Treatment of CRC through EPH/ephrin signaling.

Drug	Cell Type/Animal model	Mechanisms	Outcomes	Refs.
Ephrin-A1 174R (cleaved ephrin-A1)	HEK293 cells	EPHA2 phosphorylation Akt dephosphorylation	Decreased cell motility	[78]
KB-R7785(ADAM, MMP inhibitor)	Tumor-bearing C57BL/6 WT mice	Apoptosis induction	Tumor growth retardation Reduction of lung metastases	[78]
Ephrin-A1 mimickers/ cetuximab	NRASQ61K/+ cells	EPHA2-mediated Akt MAPK signaling inhibition	Enhancement of responsiveness to cetuximab treatment	[56]
NVP-BHG712, NVP-Iso	EphB4+ HT-29 cells, EphB2+ Colo205 cells/tumor-bearing mice	Phosphotyrosine-dependent EPH signaling blockage	Autophagy stimulation Decreased cell growth/tumor volume	[72]
MMAE-vc-2H9 (monomethyl auristatin E with Mab 2H9)	HT1080-GD, CXF1103 cell lines/tumor-bearing mice		Decreased cell proliferation/tumor volume inhibition	[70]
Formononetin	SW1116, HCT116 cell lines	Cell cycle arrest in G0–G1 phase, downregulation of cyclinD1, inhibition of MMP2–MMP9, upregulation of miR-149	Reduced cell growth, migration	[71]

5. Conclusions

It is evident that EPH/ephrin signaling has an instrumental role in CRC carcinogenesis. Currently, the genetic studies concerning EPH/ephrin signaling remain limited and have failed to demonstrate a predisposing relationship between specific gene variants and CRC [30,31]. EPHA2, EPHA3 and EPHB2, EPHB3 comprise the most well studied predictive and prognostic biomarkers during CRC progression. EPHA2 regulates cellular proliferation and the cytoskeleton and could serve as a prognostic (e.g., PFS, disease progression) and predictive biomarker of the response to cetuximab [56,58]. There are a plethora of clinical specimen data associating EPHB2 and EPHB3 expression with overall survival [43,45], highlighting their potential utilization as prognostic biomarkers. Their clinical significance has been correlated with the in vitro and in vivo analyses. The blockage of EphB2 and EphB3 signaling accelerated the carcinogenesis process [40], indicating their tumor suppressive function. Their probable clinical applicability can be categorized as follows: (a) tumor reductive agents which interact with various components of EPH/ephrin signaling; (b) carriers that target the EPH/ephrin system to deliver cytotoxic agents to tumor cells; (c) enhancers of the efficacy of other biologics or chemotherapeutics; and (d) anti-metastatic agents.
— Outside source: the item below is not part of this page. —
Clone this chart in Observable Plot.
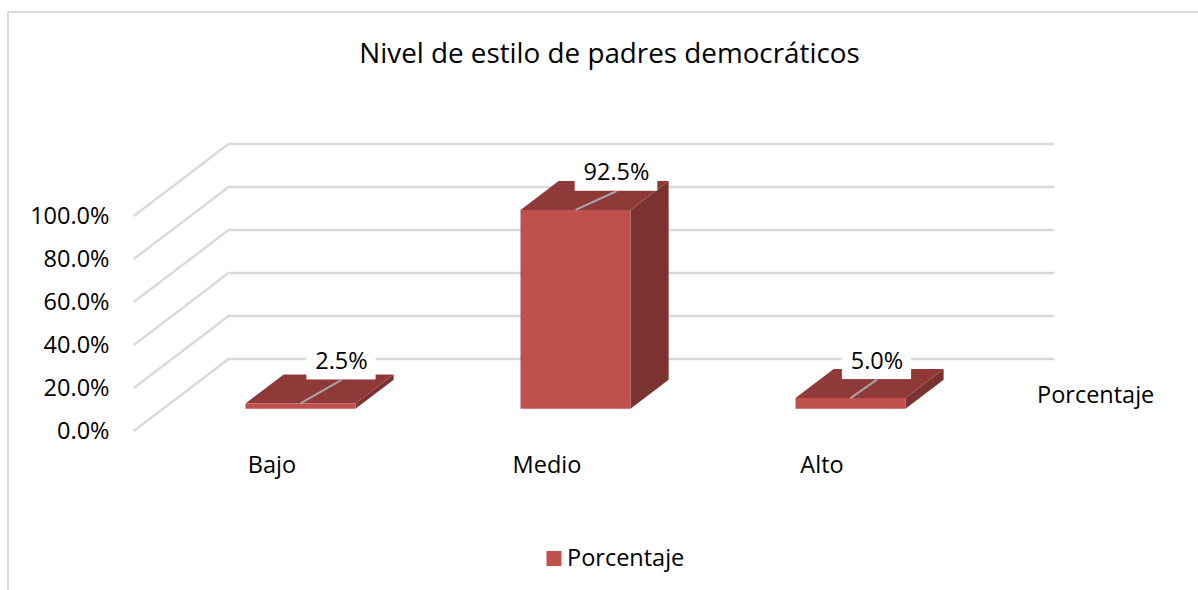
<!DOCTYPE html>
<html lang="es">
<head>
<meta charset="utf-8">
<script src="https://cdn.jsdelivr.net/npm/d3@7"></script>
<script src="https://cdn.jsdelivr.net/npm/@observablehq/plot@0.6"></script>
<style>
  html, body { margin: 0; padding: 0; background: #fff; overflow: hidden; }
  #frame { position: absolute; left: 7px; top: 11px; right: -4px; bottom: -4px; border: 2px solid #d9d9d9; }
  #chart { position: absolute; left: 0; top: 0; }
  #chart svg { display: block; }
</style>
</head>
<body>
<div id="frame"></div>
<div id="chart"></div>
<script>
const title = "Nivel de estilo de padres democráticos";
const seriesName = "Porcentaje";
const categories = ["Bajo", "Medio", "Alto"];
const values = [2.5, 92.5, 5.0];
const valueLabels = ["2.5%", "92.5%", "5.0%"];
const yTicks = [0, 20, 40, 60, 80, 100];
const yTickLabels = ["0.0%", "20.0%", "40.0%", "60.0%", "80.0%", "100.0%"];

// Manually placed data labels: shift from the bar's front-top centre and half width (px)
const labelShiftX = [41, 41, 26.5];
const labelShiftY = [23.5, 18.7, 18.5];
const labelHalfWidth = [34.6, 41.3, 34.6];

// Chart geometry
const width = 1198, height = 590;
const margin = {left: 134, right: 239, top: 215, bottom: 160};
const xPerPx = 3 / (width - margin.left - margin.right);
const yPerPx = 100 / (height - margin.top - margin.bottom);
const depthX = 94 * xPerPx, depthY = 71.5 * yPerPx;   // oblique projection of the depth axis
const barFront = 0.303, barBack = 0.709, barHalf = 0.2;
const labelHeightPx = 40;

const colors = {front: "#c0504d", top: "#8f3a38", side: "#7a3331", grid: "#d9d9d9", leader: "#a6a6a6"};

// Project a (category position, value, depth) to the plane of the scales
const P = (x, v, d, id) => ({x: x + d * depthX, y: v + d * depthY, id});

const gridPaths = yTicks.flatMap(v => [
  P(-0.5, v, 0, v), P(-0.5, v, 1, v), P(2.5, v, 1, v)
]);
const faces = (fn) => values.flatMap((v, i) => fn(v, i));
const frontFaces = faces((v, i) => [
  P(i - barHalf, 0, barFront, i), P(i + barHalf, 0, barFront, i),
  P(i + barHalf, v, barFront, i), P(i - barHalf, v, barFront, i)
]);
const topFaces = faces((v, i) => [
  P(i - barHalf, v, barFront, i), P(i + barHalf, v, barFront, i),
  P(i + barHalf, v, barBack, i), P(i - barHalf, v, barBack, i)
]);
const sideFaces = faces((v, i) => [
  P(i + barHalf, 0, barFront, i), P(i + barHalf, 0, barBack, i),
  P(i + barHalf, v, barBack, i), P(i + barHalf, v, barFront, i)
]);

const labels = values.map((v, i) => {
  const a = P(i, v, barFront, i);
  const cx = a.x + labelShiftX[i] * xPerPx;
  const bottom = a.y + labelShiftY[i] * yPerPx;
  return {
    ax: a.x, ay: a.y, cx, bottom,
    x1: cx - labelHalfWidth[i] * xPerPx, x2: cx + labelHalfWidth[i] * xPerPx,
    top: bottom + labelHeightPx * yPerPx,
    cy: bottom + labelHeightPx / 2 * yPerPx,
    text: valueLabels[i]
  };
});

const fontFamily = "'Open Sans', sans-serif";
const fontSize = 23.5;
const polygon = (data, fill) => Plot.line(data, {x: "x", y: "y", z: "id", fill, stroke: "none"});

const chart = Plot.plot({
  width, height,
  marginLeft: margin.left, marginRight: margin.right, marginTop: margin.top, marginBottom: margin.bottom,
  style: {fontFamily, fontSize: fontSize + "px", color: "#000", background: "transparent", overflow: "visible"},
  x: {domain: [-0.5, 2.5]},
  y: {domain: [0, 100]},
  marks: [
    Plot.line(gridPaths, {x: "x", y: "y", z: "id", stroke: colors.grid, strokeWidth: 2.3}),
    polygon(sideFaces, colors.side),
    polygon(topFaces, colors.top),
    polygon(frontFaces, colors.front),
    Plot.axisY(yTicks, {anchor: "left", tickSize: 0, tickPadding: 25, dy: 0.5, label: null,
      tickFormat: v => yTickLabels[yTicks.indexOf(v)], fontSize}),
    Plot.axisX(categories.map((_, i) => i), {anchor: "bottom", tickSize: 0, tickPadding: 26, label: null,
      tickFormat: i => categories[i], fontSize}),
    Plot.rect(labels, {x1: "x1", x2: "x2", y1: "bottom", y2: "top", fill: "#fff"}),
    Plot.link(labels, {x1: "ax", y1: "ay", x2: "cx", y2: "bottom", stroke: colors.leader, strokeWidth: 2}),
    Plot.text(labels, {x: "cx", y: "cy", dy: 1.5, text: "text", fontSize, fill: "#000"}),
    Plot.text([title], {frameAnchor: "top", dx: 62.5, dy: -172, fontSize: 27.8, fill: "#000"}),
    Plot.text([seriesName], {frameAnchor: "bottom-left", dx: 902.5, dy: -28, textAnchor: "start", fontSize, fill: "#000"}),
    Plot.dot([seriesName], {frameAnchor: "bottom-left", dx: 419.5, dy: 128, symbol: "square", r: 8.5, fill: colors.front, stroke: "none"}),
    Plot.text([seriesName], {frameAnchor: "bottom-left", dx: 432.5, dy: 135, textAnchor: "start", fontSize, fill: "#000"})
  ]
});
document.getElementById("chart").append(chart);
</script>
</body>
</html>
It is becoming evident that therapeutic interventions in the EPH/ephrin system could reshape the architecture of colorectal carcinoma treatment and their efficiency should be validated in clinical trials in humans. Further research could enlighten our unaddressed inquiries towards the molecular mechanisms that govern the EPH/ephrin signaling system in CRC carcinogenesis.